[start]

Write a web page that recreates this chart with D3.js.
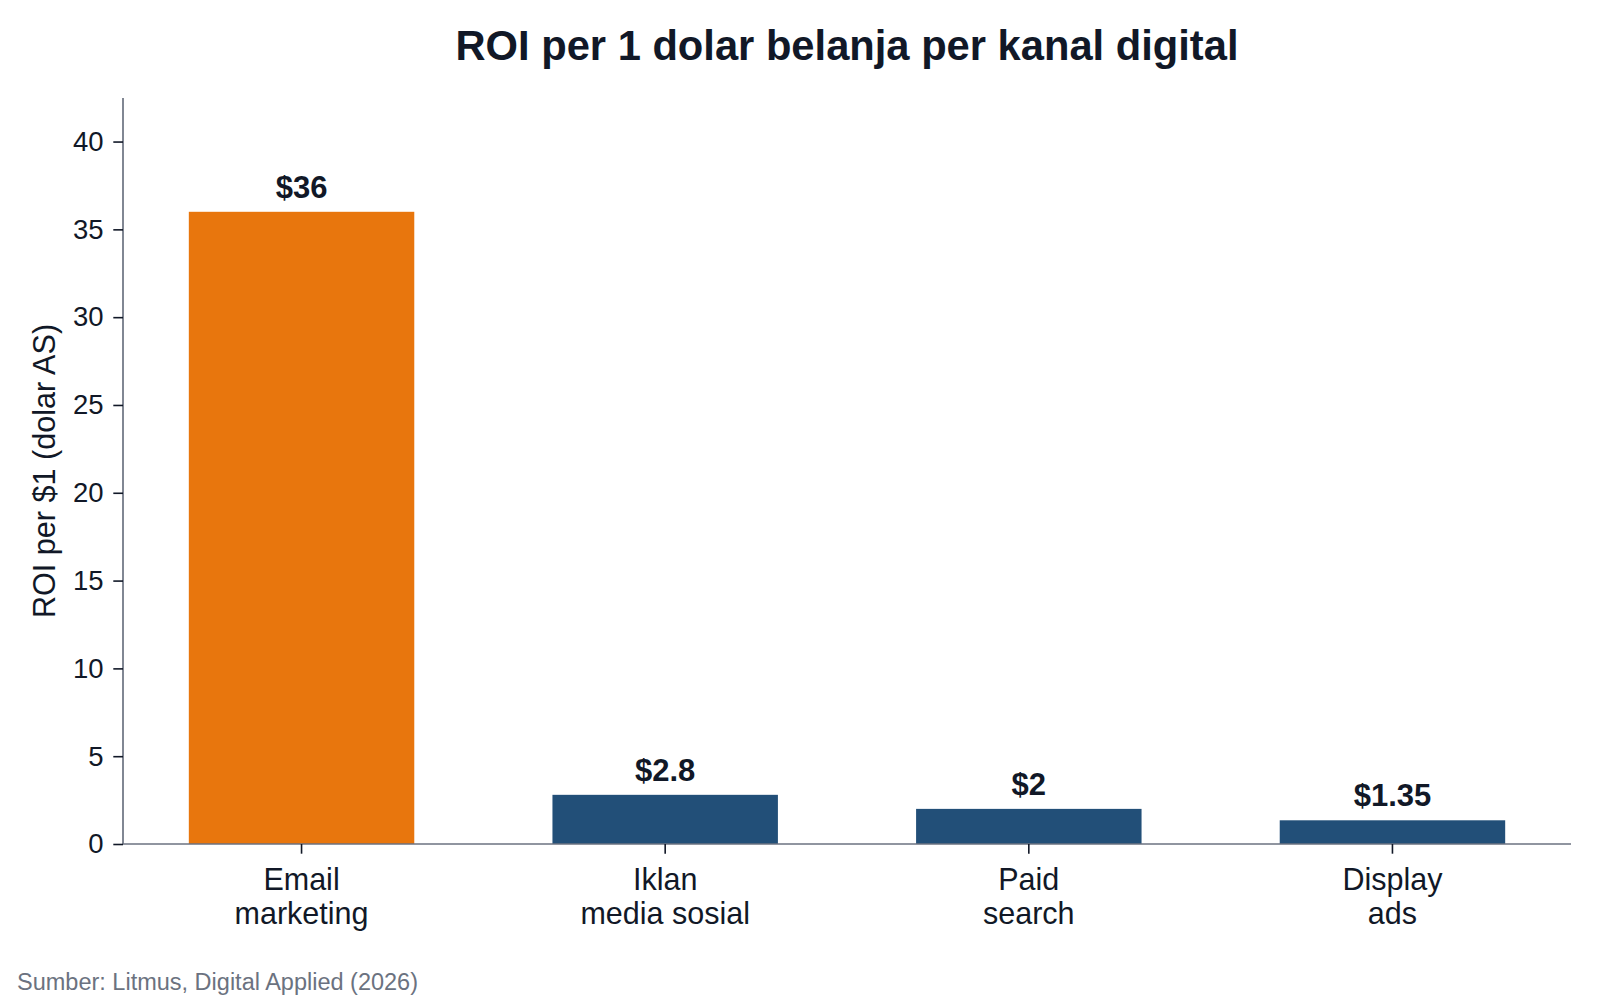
<!DOCTYPE html>
<html>
<head>
<meta charset="utf-8">
<script src="https://cdn.jsdelivr.net/npm/d3@7"></script>
<style>
	body { margin: 0; background: #ffffff; }
	svg { display: block; font-family: "Liberation Sans", Arial, sans-serif; }
</style>
</head>
<body>
<script>
// chart data
const channels = ['Email\nmarketing', 'Iklan\nmedia sosial', 'Paid\nsearch', 'Display\nads'];
const roi_values = [36, 2.8, 2, 1.35];
const bar_colors = ['#e8760d', '#224f78', '#224f78', '#224f78'];
const y_ticks = [0, 5, 10, 15, 20, 25, 30, 35, 40];

const title_text = 'ROI per 1 dolar belanja per kanal digital';
const y_label_text = 'ROI per $1 (dolar AS)';
const source_text = 'Sumber: Litmus, Digital Applied (2026)';

function init()
{
	const width = 1600;
	const height = 1000;
	const margin = {top: 98, right: 29, bottom: 156, left: 123};
	const tick_len = 9.7;
	const text_color = '#111827';
	const axis_color = '#6b7280';

	var svg = d3.select('body').append('svg')
				.attr('width', width)
				.attr('height', height);

	var x = d3.scaleBand()
				.domain(channels)
				.range([margin.left, width - margin.right])
				.paddingInner(0.38)
				.paddingOuter(0.181);

	var y = d3.scaleLinear()
				.domain([0, d3.max(roi_values) * 1.18])
				.range([height - margin.bottom, margin.top]);

	// bars
	svg.append('g')
		.selectAll('rect')
		.data(roi_values)
		.enter()
		.append('rect')
			.attr('x', function(d, i) { return x(channels[i]); })
			.attr('y', function(d) { return y(d); })
			.attr('width', x.bandwidth())
			.attr('height', function(d) { return y(0) - y(d); })
			.attr('fill', function(d, i) { return bar_colors[i]; });

	// value labels
	svg.append('g')
		.selectAll('text')
		.data(roi_values)
		.enter()
		.append('text')
			.attr('x', function(d, i) { return x(channels[i]) + x.bandwidth() / 2; })
			.attr('y', function(d) { return y(d) - 14; })
			.attr('text-anchor', 'middle')
			.attr('font-size', 31)
			.attr('font-weight', 'bold')
			.attr('fill', text_color)
			.text(function(d) { return '$' + d; });

	// y axis
	var y_axis = svg.append('g')
					.attr('transform', 'translate(' + margin.left + ',0)')
					.call(d3.axisLeft(y).tickValues(y_ticks).tickSize(tick_len).tickPadding(9.7));
	y_axis.select('.domain')
		.attr('d', 'M0,' + y.range()[0] + 'V' + y.range()[1])
		.attr('stroke', axis_color)
		.attr('stroke-width', 1.7);
	y_axis.selectAll('.tick line').attr('stroke', text_color).attr('stroke-width', 1.6);
	y_axis.selectAll('.tick text')
		.attr('font-size', 27.5)
		.attr('font-family', '"Liberation Sans", Arial, sans-serif')
		.attr('fill', text_color);

	// x axis
	var x_axis = svg.append('g')
					.attr('transform', 'translate(0,' + y(0) + ')')
					.call(d3.axisBottom(x).tickSize(tick_len).tickFormat(''));
	x_axis.select('.domain')
		.attr('d', 'M' + x.range()[0] + ',0H' + x.range()[1])
		.attr('stroke', axis_color)
		.attr('stroke-width', 1.7);
	x_axis.selectAll('.tick line').attr('stroke', text_color).attr('stroke-width', 1.6);

	// category labels, two lines each
	var cat_labels = svg.append('g')
						.selectAll('text')
						.data(channels)
						.enter()
						.append('text')
							.attr('text-anchor', 'middle')
							.attr('font-size', 30.5)
							.attr('fill', text_color);
	cat_labels.each(function(d)
	{
		var t = d3.select(this);
		d.split('\n').forEach(function(line, i)
		{
			t.append('tspan')
				.attr('x', x(d) + x.bandwidth() / 2)
				.attr('y', y(0) + 46 + i * 34)
				.text(line);
		});
	});

	// y axis label
	svg.append('text')
		.attr('transform', 'translate(55,' + ((y.range()[0] + y.range()[1]) / 2) + ') rotate(-90)')
		.attr('text-anchor', 'middle')
		.attr('font-size', 30.6)
		.attr('fill', text_color)
		.text(y_label_text);

	// title
	svg.append('text')
		.attr('x', (x.range()[0] + x.range()[1]) / 2)
		.attr('y', 60)
		.attr('text-anchor', 'middle')
		.attr('font-size', 41.7)
		.attr('font-weight', 'bold')
		.attr('fill', text_color)
		.text(title_text);

	// source note
	svg.append('text')
		.attr('x', 17)
		.attr('y', 990)
		.attr('font-size', 23.5)
		.attr('fill', axis_color)
		.text(source_text);
}

init();
</script>
</body>
</html>
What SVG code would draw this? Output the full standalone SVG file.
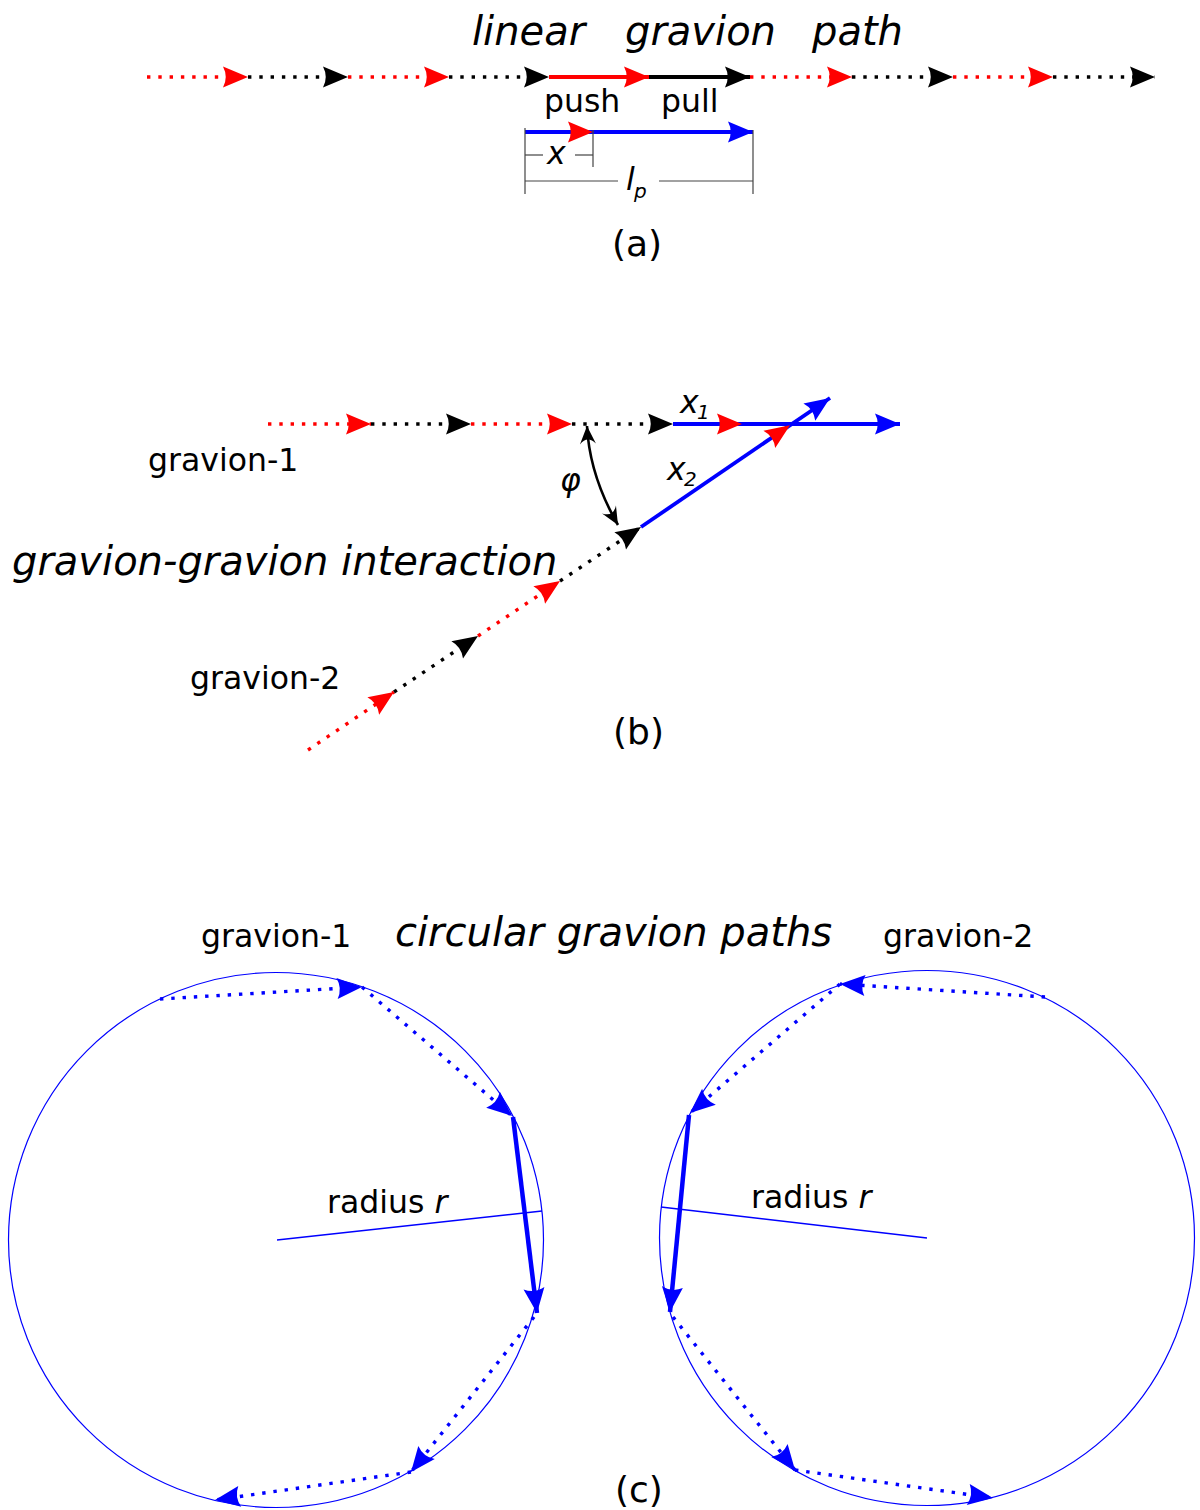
<svg xmlns="http://www.w3.org/2000/svg" width="1200" height="1510" viewBox="0 0 1200 1510">
<style>
text{font-family:"DejaVu Sans","Liberation Sans",sans-serif;fill:#000}
.t31{font-size:31.5px}
.t40{font-size:40px;font-style:italic}
.t36{font-size:36px}
.it{font-style:italic}
.sub{font-size:20px;font-style:italic}
.dot{fill:none;stroke-width:3.4;stroke-dasharray:3.4 7.9}
.sol{fill:none;stroke-width:3.8}
.r{stroke:#f00}.k{stroke:#000}.b{stroke:#00f}
.mr{marker-end:url(#mr)}.mk{marker-end:url(#mk)}.mb{marker-end:url(#mb)}
.dim{stroke:#444;stroke-width:1.2;fill:none}
.circ{fill:none;stroke:#00f;stroke-width:1.2}
.rad{fill:none;stroke:#00f;stroke-width:1.5}
.thick{stroke-width:4.5}
</style>
<defs>
<path id="head" d="M0,0 L-25,-10.5 Q-19.5,0 -25,10.5 Z"/>
<marker id="mr" viewBox="-26 -12 28 24" refX="0" refY="0" markerWidth="28" markerHeight="24" markerUnits="userSpaceOnUse" orient="auto"><use href="#head" fill="#f00"/></marker>
<marker id="mk" viewBox="-26 -12 28 24" refX="0" refY="0" markerWidth="28" markerHeight="24" markerUnits="userSpaceOnUse" orient="auto"><use href="#head" fill="#000"/></marker>
<marker id="mb" viewBox="-26 -12 28 24" refX="0" refY="0" markerWidth="28" markerHeight="24" markerUnits="userSpaceOnUse" orient="auto"><use href="#head" fill="#00f"/></marker>
<marker id="mphi" viewBox="-20 -10 22 20" refX="0" refY="0" markerWidth="22" markerHeight="20" markerUnits="userSpaceOnUse" orient="auto-start-reverse"><path d="M0,0 L-18,-8 Q-9,0 -18,8 Z" fill="#000"/></marker>
</defs>

<g id="panel-a-labels">
<text class="t40" x="472" y="45">linear</text>
<text class="t40" x="625" y="45">gravion</text>
<text class="t40" x="812" y="45">path</text>
<text class="t31" x="544" y="112">push</text>
<text class="t31" x="661" y="112">pull</text>
<text class="t31 it" x="547" y="164">x</text>
<text class="t31 it" x="626" y="190">l</text><text class="sub" x="634" y="198">p</text>
<text class="t36" x="612" y="256">(a)</text>
</g>

<g id="panel-b-labels">
<text class="t31" x="148" y="471">gravion-1</text>
<text class="t31 it" x="680" y="413">x</text><text class="sub" x="697" y="419">1</text>
<text class="t31 it" x="667" y="480">x</text><text class="sub" x="684" y="486">2</text>
<text class="t31 it" x="560" y="491">φ</text>
<text class="t40" x="12" y="575">gravion-gravion interaction</text>
<text class="t31" x="190" y="689">gravion-2</text>
<text class="t36" x="613" y="744">(b)</text>
</g>

<g id="panel-c-labels">
<text class="t31" x="201" y="947">gravion-1</text>
<text class="t40" x="395" y="946">circular gravion paths</text>
<text class="t31" x="883" y="947">gravion-2</text>
<text class="t31" x="327" y="1213">radius <tspan class="it">r</tspan></text>
<text class="t31" x="751" y="1208">radius <tspan class="it">r</tspan></text>
<text class="t36" x="615" y="1502">(c)</text>
</g>

<g id="circle-1">
<circle class="circ" cx="276" cy="1240" r="267.5"/>
<line class="rad" x1="277" y1="1240" x2="542" y2="1211"/>
</g>
<g id="circle-2">
<circle class="circ" cx="927" cy="1238" r="267.5"/>
<line class="rad" x1="927" y1="1238" x2="661" y2="1207"/>
</g>

<g id="connectors">
<line class="dot r mr" x1="147" y1="77" x2="248" y2="77"/>
<line class="dot k mk" x1="248" y1="77" x2="348" y2="77"/>
<line class="dot r mr" x1="348" y1="77" x2="449" y2="77"/>
<line class="dot k mk" x1="449" y1="77" x2="549" y2="77"/>
<line class="sol r mr" x1="549" y1="77" x2="649" y2="77"/>
<line class="sol k mk" x1="649" y1="77" x2="750" y2="77"/>
<line class="dot r mr" x1="750" y1="77" x2="852" y2="77"/>
<line class="dot k mk" x1="852" y1="77" x2="953" y2="77"/>
<line class="dot r mr" x1="953" y1="77" x2="1053" y2="77"/>
<line class="dot k mk" x1="1053" y1="77" x2="1155" y2="77"/>
<line class="sol b mb" x1="525" y1="132" x2="753" y2="132"/>
<path d="M570,132 L593,132" stroke="none" fill="none" class="mr"/>
<line class="dim" x1="525" y1="128" x2="525" y2="194"/>
<line class="dim" x1="593" y1="130" x2="593" y2="167"/>
<line class="dim" x1="753" y1="130" x2="753" y2="194"/>
<line class="dim" x1="525" y1="155" x2="543" y2="155"/>
<line class="dim" x1="575" y1="155" x2="593" y2="155"/>
<line class="dim" x1="525" y1="181" x2="618" y2="181"/>
<line class="dim" x1="659" y1="181" x2="753" y2="181"/>

<line class="dot r mr" x1="268" y1="424" x2="371" y2="424"/>
<line class="dot k mk" x1="371" y1="424" x2="471" y2="424"/>
<line class="dot r mr" x1="471" y1="424" x2="572" y2="424"/>
<line class="dot k mk" x1="572" y1="424" x2="673" y2="424"/>
<line class="sol b mb" x1="673" y1="424" x2="900" y2="424"/>
<path d="M720,424 L742,424" stroke="none" fill="none" class="mr"/>
<line class="dot r mr" x1="308" y1="750" x2="394" y2="692"/>
<line class="dot k mk" x1="394" y1="692" x2="478" y2="636"/>
<line class="dot r mr" x1="478" y1="636" x2="560" y2="581"/>
<line class="dot k mk" x1="560" y1="581" x2="641" y2="527"/>
<line class="sol b mb" x1="641" y1="527" x2="830" y2="398"/>
<path d="M772,437.5 L790,425.3" stroke="none" fill="none" class="mr"/>
<path d="M587,426 Q589.5,475.5 618,525" fill="none" stroke="#000" stroke-width="2.6" marker-start="url(#mphi)" marker-end="url(#mphi)"/>

<line class="dot b mb" x1="160" y1="999" x2="362" y2="987"/>
<line class="dot b mb" x1="362" y1="987" x2="512" y2="1116"/>
<line class="sol b mb thick" x1="513" y1="1117" x2="537" y2="1313"/>
<line class="dot b mb" x1="534" y1="1317" x2="411" y2="1472"/>
<line class="dot b mb" x1="411" y1="1472" x2="215" y2="1500"/>

<line class="dot b mb" x1="1045" y1="997" x2="840" y2="984"/>
<line class="dot b mb" x1="840" y1="984" x2="690" y2="1113"/>
<line class="sol b mb thick" x1="689" y1="1115" x2="670" y2="1312"/>
<line class="dot b mb" x1="673" y1="1317" x2="795" y2="1470"/>
<line class="dot b mb" x1="795" y1="1470" x2="993" y2="1498"/>
</g>
</svg>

[end]

PROBLEM DETAILS → Return only the lines running from the top of the data to the line that holds "const source_text = 'Sumber: Litmus, Digital". Include both of those lines, but skip the pictures.

TASK RESPONSE →
Write a web page that recreates this chart with D3.js.
<!DOCTYPE html>
<html>
<head>
<meta charset="utf-8">
<script src="https://cdn.jsdelivr.net/npm/d3@7"></script>
<style>
	body { margin: 0; background: #ffffff; }
	svg { display: block; font-family: "Liberation Sans", Arial, sans-serif; }
</style>
</head>
<body>
<script>
// chart data
const channels = ['Email\nmarketing', 'Iklan\nmedia sosial', 'Paid\nsearch', 'Display\nads'];
const roi_values = [36, 2.8, 2, 1.35];
const bar_colors = ['#e8760d', '#224f78', '#224f78', '#224f78'];
const y_ticks = [0, 5, 10, 15, 20, 25, 30, 35, 40];

const title_text = 'ROI per 1 dolar belanja per kanal digital';
const y_label_text = 'ROI per $1 (dolar AS)';
const source_text = 'Sumber: Litmus, Digital Applied (2026)';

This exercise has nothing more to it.